DIRECTIVE:
Look for the string "code" in every line, and copy each line that has it.

GIVEN ENTRIES:
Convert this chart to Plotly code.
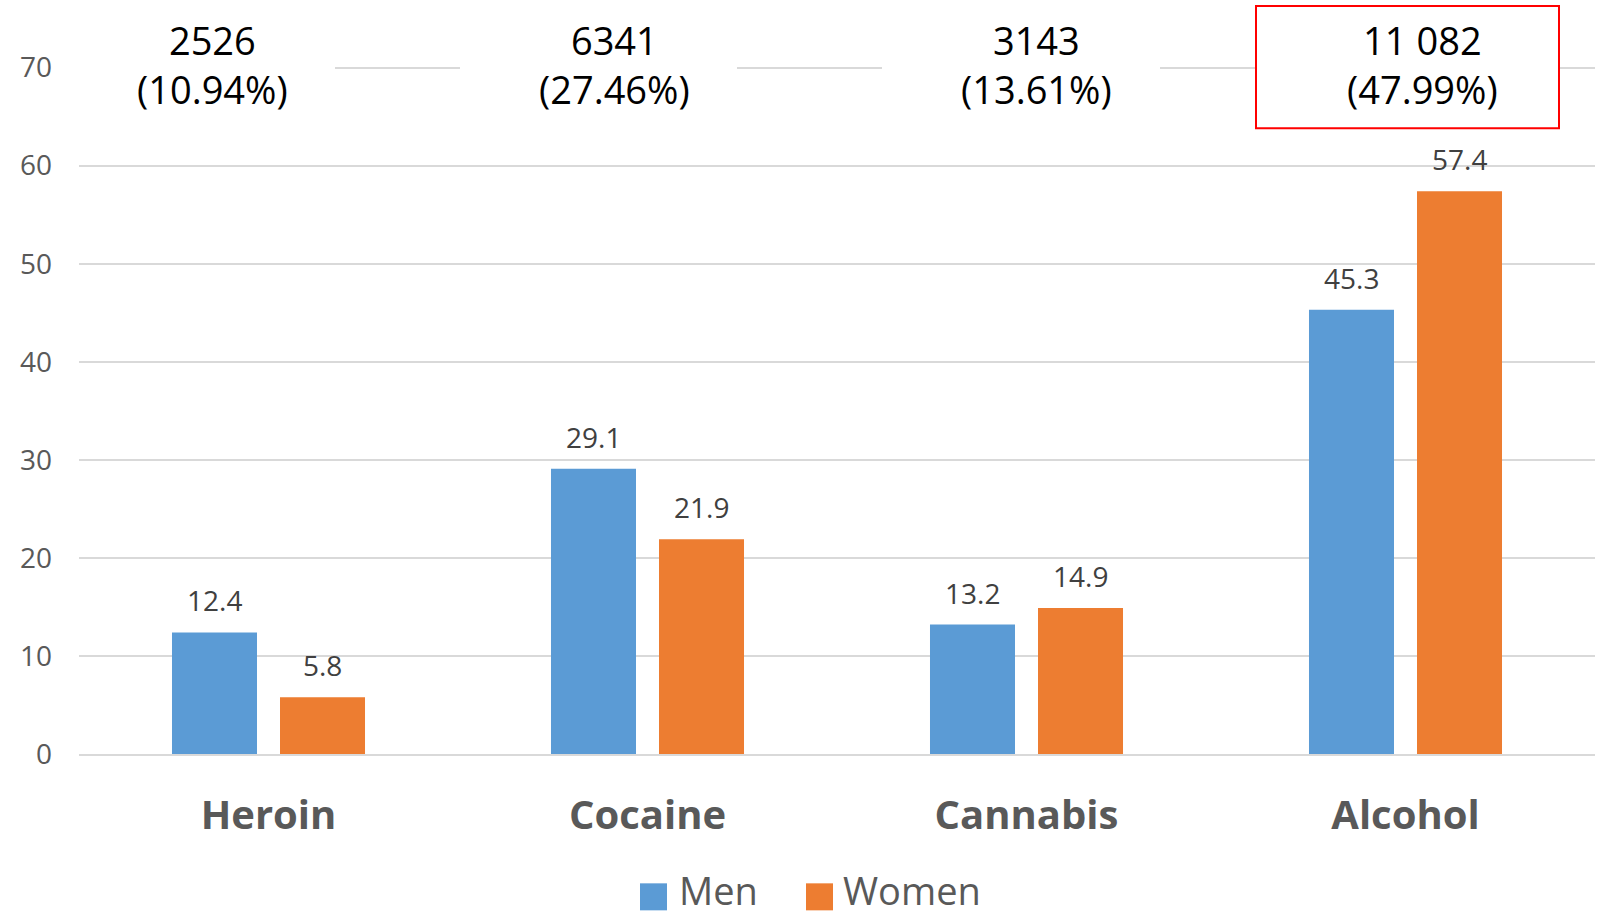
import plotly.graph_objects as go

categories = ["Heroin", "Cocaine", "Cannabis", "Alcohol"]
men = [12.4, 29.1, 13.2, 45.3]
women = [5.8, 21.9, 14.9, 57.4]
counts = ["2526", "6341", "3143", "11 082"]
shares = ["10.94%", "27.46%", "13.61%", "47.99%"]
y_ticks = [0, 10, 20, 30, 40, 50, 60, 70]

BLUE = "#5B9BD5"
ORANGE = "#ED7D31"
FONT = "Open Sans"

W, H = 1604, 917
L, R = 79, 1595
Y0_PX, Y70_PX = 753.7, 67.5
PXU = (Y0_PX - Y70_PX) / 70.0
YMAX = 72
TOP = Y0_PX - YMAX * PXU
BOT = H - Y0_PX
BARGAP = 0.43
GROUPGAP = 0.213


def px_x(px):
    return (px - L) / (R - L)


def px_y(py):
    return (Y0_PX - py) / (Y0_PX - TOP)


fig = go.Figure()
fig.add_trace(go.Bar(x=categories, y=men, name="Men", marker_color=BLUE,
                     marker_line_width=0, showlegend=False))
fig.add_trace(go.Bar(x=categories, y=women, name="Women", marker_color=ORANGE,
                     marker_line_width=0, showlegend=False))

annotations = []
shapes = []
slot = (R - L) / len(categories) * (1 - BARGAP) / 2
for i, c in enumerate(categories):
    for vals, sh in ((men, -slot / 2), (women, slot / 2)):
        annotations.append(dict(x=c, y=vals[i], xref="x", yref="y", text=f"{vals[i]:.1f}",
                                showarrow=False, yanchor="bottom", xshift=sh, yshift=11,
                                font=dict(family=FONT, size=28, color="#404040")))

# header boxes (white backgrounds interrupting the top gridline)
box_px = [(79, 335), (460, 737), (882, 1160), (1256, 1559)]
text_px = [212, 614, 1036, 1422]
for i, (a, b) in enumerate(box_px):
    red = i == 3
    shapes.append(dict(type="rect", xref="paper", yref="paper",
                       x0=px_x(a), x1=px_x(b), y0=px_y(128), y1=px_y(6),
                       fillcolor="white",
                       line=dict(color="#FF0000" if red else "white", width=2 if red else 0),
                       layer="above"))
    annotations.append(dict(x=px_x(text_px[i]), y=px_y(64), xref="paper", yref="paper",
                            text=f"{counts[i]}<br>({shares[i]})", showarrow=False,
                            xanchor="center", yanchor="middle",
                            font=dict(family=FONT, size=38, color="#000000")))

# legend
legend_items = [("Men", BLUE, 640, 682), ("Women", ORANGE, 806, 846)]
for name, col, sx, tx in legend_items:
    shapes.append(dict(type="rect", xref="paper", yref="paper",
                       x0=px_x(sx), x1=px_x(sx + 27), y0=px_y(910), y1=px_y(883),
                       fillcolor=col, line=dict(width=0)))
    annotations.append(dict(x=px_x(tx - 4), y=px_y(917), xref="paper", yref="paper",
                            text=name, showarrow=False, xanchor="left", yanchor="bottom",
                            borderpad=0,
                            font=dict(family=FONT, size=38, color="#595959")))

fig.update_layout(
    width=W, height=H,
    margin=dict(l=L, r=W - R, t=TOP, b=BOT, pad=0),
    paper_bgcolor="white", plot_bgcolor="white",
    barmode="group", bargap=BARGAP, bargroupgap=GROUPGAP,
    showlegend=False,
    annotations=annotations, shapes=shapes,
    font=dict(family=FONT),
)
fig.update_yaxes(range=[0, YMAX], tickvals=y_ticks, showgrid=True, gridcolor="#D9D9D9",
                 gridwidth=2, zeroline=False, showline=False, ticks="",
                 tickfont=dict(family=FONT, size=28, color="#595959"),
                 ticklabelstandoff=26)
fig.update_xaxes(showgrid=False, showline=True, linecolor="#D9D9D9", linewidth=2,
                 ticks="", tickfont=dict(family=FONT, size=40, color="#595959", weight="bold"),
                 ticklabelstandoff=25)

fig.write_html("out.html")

* * *

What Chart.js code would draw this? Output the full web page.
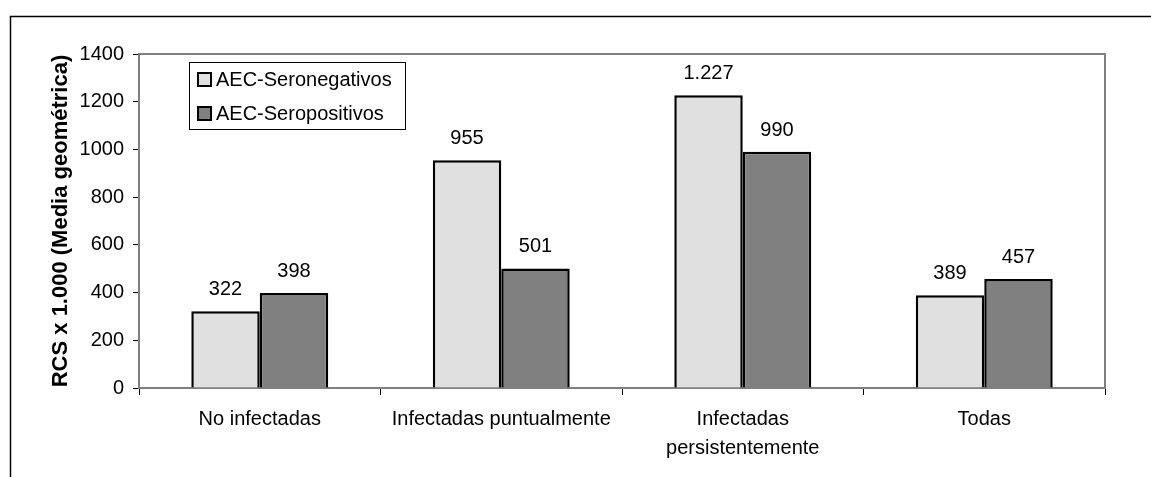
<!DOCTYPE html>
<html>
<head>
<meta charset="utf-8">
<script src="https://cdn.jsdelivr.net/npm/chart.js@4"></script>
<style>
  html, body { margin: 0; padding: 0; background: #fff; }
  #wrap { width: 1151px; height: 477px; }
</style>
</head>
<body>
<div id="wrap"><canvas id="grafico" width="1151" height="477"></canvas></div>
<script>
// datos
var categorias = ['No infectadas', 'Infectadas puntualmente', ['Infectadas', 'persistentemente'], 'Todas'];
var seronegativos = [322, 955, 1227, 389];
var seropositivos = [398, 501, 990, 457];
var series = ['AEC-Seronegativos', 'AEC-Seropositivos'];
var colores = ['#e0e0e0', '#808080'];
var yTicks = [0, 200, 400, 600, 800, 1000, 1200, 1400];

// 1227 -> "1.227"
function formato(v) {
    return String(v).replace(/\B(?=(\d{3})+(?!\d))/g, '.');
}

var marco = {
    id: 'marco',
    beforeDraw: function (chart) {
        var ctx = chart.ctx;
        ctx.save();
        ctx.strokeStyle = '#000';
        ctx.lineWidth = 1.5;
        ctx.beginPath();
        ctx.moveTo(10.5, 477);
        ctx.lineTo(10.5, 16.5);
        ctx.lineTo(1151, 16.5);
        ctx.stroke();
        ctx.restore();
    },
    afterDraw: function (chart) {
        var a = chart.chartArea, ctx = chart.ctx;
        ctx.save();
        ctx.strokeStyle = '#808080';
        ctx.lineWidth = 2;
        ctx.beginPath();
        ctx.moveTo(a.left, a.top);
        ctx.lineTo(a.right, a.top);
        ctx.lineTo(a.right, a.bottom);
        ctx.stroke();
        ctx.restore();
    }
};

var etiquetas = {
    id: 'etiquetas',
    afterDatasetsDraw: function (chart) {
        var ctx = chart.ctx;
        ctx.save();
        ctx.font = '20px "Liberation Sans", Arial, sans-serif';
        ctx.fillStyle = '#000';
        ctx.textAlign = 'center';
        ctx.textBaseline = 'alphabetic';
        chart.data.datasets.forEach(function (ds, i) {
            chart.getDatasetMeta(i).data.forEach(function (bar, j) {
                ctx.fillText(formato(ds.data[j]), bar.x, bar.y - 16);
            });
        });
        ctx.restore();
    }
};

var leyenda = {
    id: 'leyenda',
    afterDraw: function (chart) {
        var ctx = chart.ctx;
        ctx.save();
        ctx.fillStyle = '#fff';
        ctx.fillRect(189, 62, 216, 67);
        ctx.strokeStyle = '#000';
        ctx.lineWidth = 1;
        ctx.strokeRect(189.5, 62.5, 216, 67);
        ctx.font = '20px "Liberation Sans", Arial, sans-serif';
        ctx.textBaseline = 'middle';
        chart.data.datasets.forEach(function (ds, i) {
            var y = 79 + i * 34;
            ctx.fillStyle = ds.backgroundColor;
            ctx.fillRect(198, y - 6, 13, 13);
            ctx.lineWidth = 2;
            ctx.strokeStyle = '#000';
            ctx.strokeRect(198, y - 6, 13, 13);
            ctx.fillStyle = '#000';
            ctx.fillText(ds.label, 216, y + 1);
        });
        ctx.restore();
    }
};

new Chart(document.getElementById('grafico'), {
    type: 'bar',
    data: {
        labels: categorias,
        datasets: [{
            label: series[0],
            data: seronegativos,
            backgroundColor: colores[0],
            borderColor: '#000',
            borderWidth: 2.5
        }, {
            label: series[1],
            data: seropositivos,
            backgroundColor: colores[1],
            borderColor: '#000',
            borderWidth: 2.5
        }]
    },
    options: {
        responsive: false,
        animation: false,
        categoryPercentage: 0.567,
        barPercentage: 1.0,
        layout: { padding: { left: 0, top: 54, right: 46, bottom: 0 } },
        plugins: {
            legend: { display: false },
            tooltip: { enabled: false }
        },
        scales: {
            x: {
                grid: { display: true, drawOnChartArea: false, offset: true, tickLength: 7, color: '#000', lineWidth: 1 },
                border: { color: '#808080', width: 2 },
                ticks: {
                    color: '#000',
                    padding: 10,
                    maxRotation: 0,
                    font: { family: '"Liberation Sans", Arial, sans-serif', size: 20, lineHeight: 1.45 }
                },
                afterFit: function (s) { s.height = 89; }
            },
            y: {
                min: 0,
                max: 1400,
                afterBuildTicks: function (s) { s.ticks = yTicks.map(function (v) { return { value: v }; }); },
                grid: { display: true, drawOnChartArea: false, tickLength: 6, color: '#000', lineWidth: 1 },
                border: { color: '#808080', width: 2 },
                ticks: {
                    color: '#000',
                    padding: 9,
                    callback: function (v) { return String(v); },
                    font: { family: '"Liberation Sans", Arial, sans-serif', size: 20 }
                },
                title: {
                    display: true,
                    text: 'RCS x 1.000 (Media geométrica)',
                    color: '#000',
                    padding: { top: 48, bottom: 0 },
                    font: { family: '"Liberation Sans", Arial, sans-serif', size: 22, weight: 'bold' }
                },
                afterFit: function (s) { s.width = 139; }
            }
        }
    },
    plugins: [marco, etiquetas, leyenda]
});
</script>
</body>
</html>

EXERCISE OUTPUT:
Convert this chart to Plotly code.
What Chart.js code would draw this? Output the full web page.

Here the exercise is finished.